THE REQUEST:
Retype exactly what runs from the first line of the data to the line with "oit_a_hi = [0.350, 0.049]", keeping both of those lines and skipping pictures.

DATA PROVIDED:
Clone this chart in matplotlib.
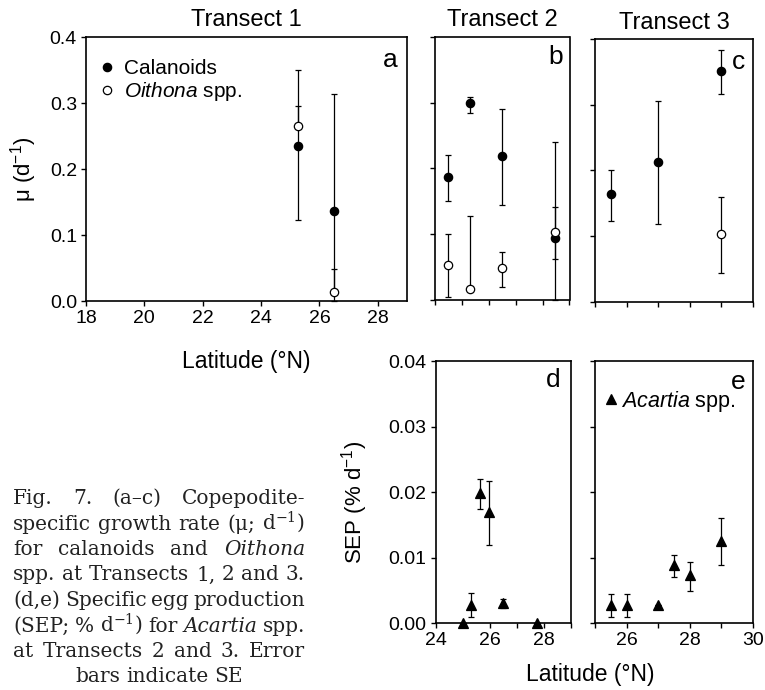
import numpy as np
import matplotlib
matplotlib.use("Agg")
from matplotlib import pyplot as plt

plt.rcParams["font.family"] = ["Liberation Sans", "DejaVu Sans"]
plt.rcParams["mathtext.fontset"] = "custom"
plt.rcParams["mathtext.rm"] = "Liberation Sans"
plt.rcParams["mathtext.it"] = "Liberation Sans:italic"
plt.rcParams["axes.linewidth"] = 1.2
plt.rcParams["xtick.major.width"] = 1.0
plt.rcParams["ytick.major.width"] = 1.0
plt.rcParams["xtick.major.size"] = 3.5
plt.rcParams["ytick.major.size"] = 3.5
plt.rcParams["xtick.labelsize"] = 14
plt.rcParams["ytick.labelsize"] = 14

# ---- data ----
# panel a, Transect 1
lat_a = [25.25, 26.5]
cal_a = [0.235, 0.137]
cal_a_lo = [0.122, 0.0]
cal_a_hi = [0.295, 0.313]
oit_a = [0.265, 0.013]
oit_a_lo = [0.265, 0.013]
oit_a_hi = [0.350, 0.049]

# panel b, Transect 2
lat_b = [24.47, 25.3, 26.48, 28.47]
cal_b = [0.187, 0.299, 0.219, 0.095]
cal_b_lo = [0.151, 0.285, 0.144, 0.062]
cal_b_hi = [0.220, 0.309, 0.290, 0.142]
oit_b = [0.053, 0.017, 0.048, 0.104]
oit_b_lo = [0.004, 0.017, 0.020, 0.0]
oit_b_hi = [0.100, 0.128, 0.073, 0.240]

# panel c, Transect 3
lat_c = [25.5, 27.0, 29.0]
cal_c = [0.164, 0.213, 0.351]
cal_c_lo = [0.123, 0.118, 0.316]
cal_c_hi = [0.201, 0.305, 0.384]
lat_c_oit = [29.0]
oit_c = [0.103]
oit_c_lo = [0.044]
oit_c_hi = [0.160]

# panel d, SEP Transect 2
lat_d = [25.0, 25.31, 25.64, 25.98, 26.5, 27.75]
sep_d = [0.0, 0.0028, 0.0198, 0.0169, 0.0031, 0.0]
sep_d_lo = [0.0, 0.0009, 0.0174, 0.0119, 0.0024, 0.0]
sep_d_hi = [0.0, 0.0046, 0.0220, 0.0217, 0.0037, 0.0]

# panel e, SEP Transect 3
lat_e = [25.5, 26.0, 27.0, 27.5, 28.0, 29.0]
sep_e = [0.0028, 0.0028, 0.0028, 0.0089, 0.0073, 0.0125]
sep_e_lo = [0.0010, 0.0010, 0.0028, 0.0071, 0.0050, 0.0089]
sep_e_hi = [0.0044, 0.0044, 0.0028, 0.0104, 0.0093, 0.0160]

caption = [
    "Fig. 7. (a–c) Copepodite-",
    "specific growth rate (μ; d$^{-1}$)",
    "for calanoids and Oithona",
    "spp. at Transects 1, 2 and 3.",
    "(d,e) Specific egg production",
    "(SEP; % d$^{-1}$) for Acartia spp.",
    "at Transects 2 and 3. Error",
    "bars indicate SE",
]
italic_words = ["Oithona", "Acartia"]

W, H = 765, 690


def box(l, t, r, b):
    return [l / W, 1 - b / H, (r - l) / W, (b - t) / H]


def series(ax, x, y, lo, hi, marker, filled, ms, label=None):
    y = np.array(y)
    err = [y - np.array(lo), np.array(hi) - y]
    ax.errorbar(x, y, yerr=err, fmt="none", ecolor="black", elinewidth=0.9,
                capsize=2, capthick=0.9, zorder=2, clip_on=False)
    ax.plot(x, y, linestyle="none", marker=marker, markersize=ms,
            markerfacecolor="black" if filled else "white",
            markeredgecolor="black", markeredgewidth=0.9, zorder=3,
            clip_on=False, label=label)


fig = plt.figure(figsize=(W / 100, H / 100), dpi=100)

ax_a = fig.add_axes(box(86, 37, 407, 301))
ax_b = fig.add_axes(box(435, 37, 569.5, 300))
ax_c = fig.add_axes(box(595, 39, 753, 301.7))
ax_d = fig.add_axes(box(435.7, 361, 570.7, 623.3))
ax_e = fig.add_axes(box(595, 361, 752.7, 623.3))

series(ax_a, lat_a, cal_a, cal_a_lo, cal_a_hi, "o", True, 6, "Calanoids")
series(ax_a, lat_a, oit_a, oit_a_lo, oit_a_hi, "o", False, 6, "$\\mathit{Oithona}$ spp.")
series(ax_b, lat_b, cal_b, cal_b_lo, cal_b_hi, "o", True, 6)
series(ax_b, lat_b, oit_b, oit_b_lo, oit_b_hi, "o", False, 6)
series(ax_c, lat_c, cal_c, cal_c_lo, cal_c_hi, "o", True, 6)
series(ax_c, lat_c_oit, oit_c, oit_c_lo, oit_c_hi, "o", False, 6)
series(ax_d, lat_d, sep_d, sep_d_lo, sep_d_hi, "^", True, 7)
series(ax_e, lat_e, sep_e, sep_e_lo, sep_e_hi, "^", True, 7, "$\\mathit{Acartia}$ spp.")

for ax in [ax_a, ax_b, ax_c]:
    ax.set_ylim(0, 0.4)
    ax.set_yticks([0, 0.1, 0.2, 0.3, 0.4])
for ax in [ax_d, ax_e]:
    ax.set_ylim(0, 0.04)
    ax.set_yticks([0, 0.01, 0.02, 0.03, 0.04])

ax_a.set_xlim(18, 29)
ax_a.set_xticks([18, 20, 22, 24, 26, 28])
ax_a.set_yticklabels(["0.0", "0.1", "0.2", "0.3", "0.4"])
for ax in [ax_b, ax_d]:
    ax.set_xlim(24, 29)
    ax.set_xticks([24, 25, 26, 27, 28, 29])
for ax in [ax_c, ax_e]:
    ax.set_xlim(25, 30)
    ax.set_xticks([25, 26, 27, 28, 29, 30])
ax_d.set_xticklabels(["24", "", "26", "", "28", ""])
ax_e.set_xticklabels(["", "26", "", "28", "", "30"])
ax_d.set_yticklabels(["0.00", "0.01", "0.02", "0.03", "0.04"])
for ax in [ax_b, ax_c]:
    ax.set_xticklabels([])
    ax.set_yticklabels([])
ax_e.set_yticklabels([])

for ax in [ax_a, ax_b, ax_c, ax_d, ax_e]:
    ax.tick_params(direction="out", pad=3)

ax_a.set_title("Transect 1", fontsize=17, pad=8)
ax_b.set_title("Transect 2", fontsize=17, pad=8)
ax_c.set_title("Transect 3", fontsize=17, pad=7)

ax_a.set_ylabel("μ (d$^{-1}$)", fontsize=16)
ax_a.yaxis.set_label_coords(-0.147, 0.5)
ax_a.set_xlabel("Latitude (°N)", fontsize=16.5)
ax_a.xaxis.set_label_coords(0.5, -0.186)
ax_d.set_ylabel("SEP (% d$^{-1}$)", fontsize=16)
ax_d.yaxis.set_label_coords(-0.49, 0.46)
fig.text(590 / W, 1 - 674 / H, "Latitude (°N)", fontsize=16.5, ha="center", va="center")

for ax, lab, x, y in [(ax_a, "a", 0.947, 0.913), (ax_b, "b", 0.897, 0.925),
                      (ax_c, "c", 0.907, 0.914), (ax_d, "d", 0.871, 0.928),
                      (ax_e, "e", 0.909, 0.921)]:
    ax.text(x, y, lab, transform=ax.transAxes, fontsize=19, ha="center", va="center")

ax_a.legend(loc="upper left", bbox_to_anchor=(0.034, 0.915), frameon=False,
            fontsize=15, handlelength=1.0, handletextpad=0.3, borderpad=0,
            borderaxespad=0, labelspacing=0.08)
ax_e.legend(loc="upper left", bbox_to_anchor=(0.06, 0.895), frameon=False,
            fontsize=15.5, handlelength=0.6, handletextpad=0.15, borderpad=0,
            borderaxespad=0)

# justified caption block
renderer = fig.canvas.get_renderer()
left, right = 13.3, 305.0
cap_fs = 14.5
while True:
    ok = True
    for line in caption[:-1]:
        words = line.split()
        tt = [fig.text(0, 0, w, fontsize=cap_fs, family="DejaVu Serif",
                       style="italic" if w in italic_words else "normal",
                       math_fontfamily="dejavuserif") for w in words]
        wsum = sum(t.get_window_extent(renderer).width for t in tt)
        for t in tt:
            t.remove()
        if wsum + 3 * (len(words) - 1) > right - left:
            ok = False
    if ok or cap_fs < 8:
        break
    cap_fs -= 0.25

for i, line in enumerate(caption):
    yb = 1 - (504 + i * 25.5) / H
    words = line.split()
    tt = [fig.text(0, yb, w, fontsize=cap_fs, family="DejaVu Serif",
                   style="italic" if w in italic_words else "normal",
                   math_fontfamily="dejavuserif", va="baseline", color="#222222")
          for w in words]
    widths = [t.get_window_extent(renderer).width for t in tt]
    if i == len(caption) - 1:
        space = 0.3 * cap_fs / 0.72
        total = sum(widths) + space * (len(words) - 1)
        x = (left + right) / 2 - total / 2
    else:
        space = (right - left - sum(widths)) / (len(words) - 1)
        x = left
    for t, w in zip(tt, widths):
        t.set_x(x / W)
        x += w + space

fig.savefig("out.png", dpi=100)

FULL OUTPUT:
Clone this chart in matplotlib.
import numpy as np
import matplotlib
matplotlib.use("Agg")
from matplotlib import pyplot as plt

plt.rcParams["font.family"] = ["Liberation Sans", "DejaVu Sans"]
plt.rcParams["mathtext.fontset"] = "custom"
plt.rcParams["mathtext.rm"] = "Liberation Sans"
plt.rcParams["mathtext.it"] = "Liberation Sans:italic"
plt.rcParams["axes.linewidth"] = 1.2
plt.rcParams["xtick.major.width"] = 1.0
plt.rcParams["ytick.major.width"] = 1.0
plt.rcParams["xtick.major.size"] = 3.5
plt.rcParams["ytick.major.size"] = 3.5
plt.rcParams["xtick.labelsize"] = 14
plt.rcParams["ytick.labelsize"] = 14

# ---- data ----
# panel a, Transect 1
lat_a = [25.25, 26.5]
cal_a = [0.235, 0.137]
cal_a_lo = [0.122, 0.0]
cal_a_hi = [0.295, 0.313]
oit_a = [0.265, 0.013]
oit_a_lo = [0.265, 0.013]
oit_a_hi = [0.350, 0.049]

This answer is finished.